Whatever you do don't read the original book by Maria Montessori! She had some funny ideas, to be honest (HATED the middle classes, who are now the main devotees of her methods), but our experience of a DC in a Montessori nursery was very positive, and DH went to a Montessori infant school too.
The main principle is 'help me to help myself', which translates as: present them with something and see how they get on with it, if they ask for help or seem to need it them show them how it works, then retire to a safe distance and let them get on with discovering it themselves.
Some of the resources I can recall (all beautifully produced in naturally-coloured wood, of course, but you could easily make it yourself):
A rug or long piece of paper with squares numbered 1 to 10. Then you get loads of counters or pebbles or pieces of wood, and the kids have to put one piece on square number 1, 2 pieces on square number 2, etc.
A number board 10 x 10 from 1 to 100. Get counters numbered from 1 to 100. Yup, they then have to put the number 1 on square numbered 1, etc up to 100.
Shapes are big in Montessori. Most of what DH remembers from infant school has to do with triangles. What DD2 did with shapes was pricking them out with a pin. You get a shape on paper, then put a piece of paper underneath, and they mark out the shape so the paper underneath is just the holes. Is that at all clear, it's so hard to explain? Later at Montessori schools you have certain shapes and colours to represent verbs, nouns, adverbs etc.
Monerssori also seems to have a thing about the seasons (which are of course depicted as a circle) and continents. At least DD2's nursery did. There were wooden toys to represent the seasons in a circle too.

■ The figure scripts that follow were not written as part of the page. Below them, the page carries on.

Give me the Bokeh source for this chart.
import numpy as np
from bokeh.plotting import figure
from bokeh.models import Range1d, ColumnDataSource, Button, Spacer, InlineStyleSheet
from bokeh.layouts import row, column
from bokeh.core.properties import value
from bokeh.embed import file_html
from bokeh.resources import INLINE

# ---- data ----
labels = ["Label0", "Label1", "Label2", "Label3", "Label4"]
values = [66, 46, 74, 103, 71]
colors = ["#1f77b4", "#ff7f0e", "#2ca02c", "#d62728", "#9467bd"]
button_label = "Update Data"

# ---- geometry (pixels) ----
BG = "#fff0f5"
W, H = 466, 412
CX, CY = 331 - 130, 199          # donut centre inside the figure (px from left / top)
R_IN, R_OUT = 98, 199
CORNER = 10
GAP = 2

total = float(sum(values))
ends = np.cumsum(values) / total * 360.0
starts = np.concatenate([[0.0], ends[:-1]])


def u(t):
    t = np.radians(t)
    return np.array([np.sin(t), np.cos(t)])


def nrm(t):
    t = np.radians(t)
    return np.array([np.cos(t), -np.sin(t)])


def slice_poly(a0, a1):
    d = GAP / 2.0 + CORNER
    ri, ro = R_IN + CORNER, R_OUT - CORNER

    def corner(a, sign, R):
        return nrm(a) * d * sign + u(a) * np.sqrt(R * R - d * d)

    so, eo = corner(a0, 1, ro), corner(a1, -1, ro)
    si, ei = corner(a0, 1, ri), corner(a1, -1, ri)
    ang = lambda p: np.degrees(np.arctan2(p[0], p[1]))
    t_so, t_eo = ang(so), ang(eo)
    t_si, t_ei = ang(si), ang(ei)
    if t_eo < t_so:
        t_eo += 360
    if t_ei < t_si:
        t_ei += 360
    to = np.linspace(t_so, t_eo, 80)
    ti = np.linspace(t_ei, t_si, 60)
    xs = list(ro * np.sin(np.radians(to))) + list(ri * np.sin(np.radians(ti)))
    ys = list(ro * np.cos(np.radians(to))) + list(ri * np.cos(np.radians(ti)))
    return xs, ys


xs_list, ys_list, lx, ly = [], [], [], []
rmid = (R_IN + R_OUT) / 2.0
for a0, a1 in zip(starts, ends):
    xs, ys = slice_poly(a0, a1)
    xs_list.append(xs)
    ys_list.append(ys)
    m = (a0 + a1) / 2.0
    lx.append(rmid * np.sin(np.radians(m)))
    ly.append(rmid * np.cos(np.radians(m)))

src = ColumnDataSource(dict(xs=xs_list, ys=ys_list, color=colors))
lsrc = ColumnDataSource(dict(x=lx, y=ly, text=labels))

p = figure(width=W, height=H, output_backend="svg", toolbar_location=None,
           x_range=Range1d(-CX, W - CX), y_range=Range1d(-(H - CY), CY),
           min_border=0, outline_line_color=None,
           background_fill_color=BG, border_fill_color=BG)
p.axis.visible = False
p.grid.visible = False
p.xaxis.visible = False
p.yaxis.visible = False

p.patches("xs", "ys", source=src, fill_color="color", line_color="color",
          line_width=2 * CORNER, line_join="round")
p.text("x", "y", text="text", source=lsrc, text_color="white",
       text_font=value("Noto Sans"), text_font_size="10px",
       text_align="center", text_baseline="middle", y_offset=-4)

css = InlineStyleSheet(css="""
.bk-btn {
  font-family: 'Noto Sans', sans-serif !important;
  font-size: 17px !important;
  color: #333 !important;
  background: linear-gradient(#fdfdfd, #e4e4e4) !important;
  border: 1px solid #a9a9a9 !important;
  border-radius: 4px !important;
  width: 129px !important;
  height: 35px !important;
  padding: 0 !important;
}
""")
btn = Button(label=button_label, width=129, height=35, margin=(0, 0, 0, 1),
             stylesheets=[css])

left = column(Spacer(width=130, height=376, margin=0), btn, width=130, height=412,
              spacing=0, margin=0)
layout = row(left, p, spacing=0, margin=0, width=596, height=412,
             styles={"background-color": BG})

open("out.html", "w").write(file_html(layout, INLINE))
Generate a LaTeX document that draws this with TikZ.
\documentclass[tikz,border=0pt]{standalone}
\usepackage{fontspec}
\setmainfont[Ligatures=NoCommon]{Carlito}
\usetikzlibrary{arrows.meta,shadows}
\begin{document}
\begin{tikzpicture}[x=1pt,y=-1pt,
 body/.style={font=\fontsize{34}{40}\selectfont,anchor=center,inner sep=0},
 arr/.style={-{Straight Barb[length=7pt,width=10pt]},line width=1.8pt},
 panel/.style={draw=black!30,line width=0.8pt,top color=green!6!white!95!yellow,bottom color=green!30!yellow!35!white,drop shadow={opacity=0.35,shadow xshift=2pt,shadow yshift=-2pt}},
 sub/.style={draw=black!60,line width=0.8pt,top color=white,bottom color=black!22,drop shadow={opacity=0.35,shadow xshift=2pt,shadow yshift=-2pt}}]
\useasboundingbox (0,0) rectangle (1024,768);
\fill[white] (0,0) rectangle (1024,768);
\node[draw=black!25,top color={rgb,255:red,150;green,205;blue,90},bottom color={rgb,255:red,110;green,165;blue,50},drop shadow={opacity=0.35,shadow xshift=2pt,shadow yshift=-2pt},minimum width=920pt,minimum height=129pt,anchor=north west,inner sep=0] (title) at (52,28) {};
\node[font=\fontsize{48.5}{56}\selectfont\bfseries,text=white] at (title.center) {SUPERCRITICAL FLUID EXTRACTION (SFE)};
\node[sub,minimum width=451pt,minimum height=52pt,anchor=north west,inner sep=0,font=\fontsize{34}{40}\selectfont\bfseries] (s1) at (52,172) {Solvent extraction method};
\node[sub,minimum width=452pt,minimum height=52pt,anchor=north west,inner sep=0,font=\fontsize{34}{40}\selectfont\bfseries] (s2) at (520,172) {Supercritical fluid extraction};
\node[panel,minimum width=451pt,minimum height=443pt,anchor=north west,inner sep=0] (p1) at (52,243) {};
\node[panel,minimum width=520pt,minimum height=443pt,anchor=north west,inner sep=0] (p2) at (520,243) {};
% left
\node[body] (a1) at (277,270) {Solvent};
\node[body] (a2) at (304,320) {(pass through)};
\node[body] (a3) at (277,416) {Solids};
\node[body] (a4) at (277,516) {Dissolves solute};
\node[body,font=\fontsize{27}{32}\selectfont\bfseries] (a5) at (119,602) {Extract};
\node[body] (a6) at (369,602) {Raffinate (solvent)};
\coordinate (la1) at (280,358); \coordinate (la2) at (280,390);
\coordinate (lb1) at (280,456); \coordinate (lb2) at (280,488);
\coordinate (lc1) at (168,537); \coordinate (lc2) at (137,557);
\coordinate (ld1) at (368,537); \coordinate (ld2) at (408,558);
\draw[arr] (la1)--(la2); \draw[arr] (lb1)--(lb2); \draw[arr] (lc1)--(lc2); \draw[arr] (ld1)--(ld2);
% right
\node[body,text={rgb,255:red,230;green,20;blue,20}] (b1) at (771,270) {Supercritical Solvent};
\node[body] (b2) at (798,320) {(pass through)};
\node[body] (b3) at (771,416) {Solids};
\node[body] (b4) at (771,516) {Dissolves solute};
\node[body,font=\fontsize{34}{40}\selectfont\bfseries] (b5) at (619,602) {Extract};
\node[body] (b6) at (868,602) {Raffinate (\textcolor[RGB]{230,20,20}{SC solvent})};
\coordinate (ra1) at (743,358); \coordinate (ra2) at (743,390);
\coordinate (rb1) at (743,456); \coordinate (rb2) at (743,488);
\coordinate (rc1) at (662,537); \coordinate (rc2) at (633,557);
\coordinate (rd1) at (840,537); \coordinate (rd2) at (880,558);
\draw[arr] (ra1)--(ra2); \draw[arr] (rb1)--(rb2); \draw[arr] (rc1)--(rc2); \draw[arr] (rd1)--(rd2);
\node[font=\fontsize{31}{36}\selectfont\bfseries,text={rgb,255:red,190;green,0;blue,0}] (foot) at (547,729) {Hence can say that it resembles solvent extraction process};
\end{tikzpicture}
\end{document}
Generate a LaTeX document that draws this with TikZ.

In a nursery environment it's also about them working together in small groups to 'solve problems' without adults - obviously that's a bit more dfficult if you're at home alone, but
The most amusing thing about Montessori was the absolute insistence that they could play with whatever toy was free in the room, but they had to put it back properly before getting another one out. Great principle. But then DD2 would come home and absolutely destroy her room after 8 hours at nursery. It's taken years to get her to develop a sense of personal responsibility for her own room at home rather than just scattering things on the floor, much longer than DD1 who didn't go to a Montessori nursery. No idea if that's just personality differences. But it's definitely worth going for it, without being overly dogmatic.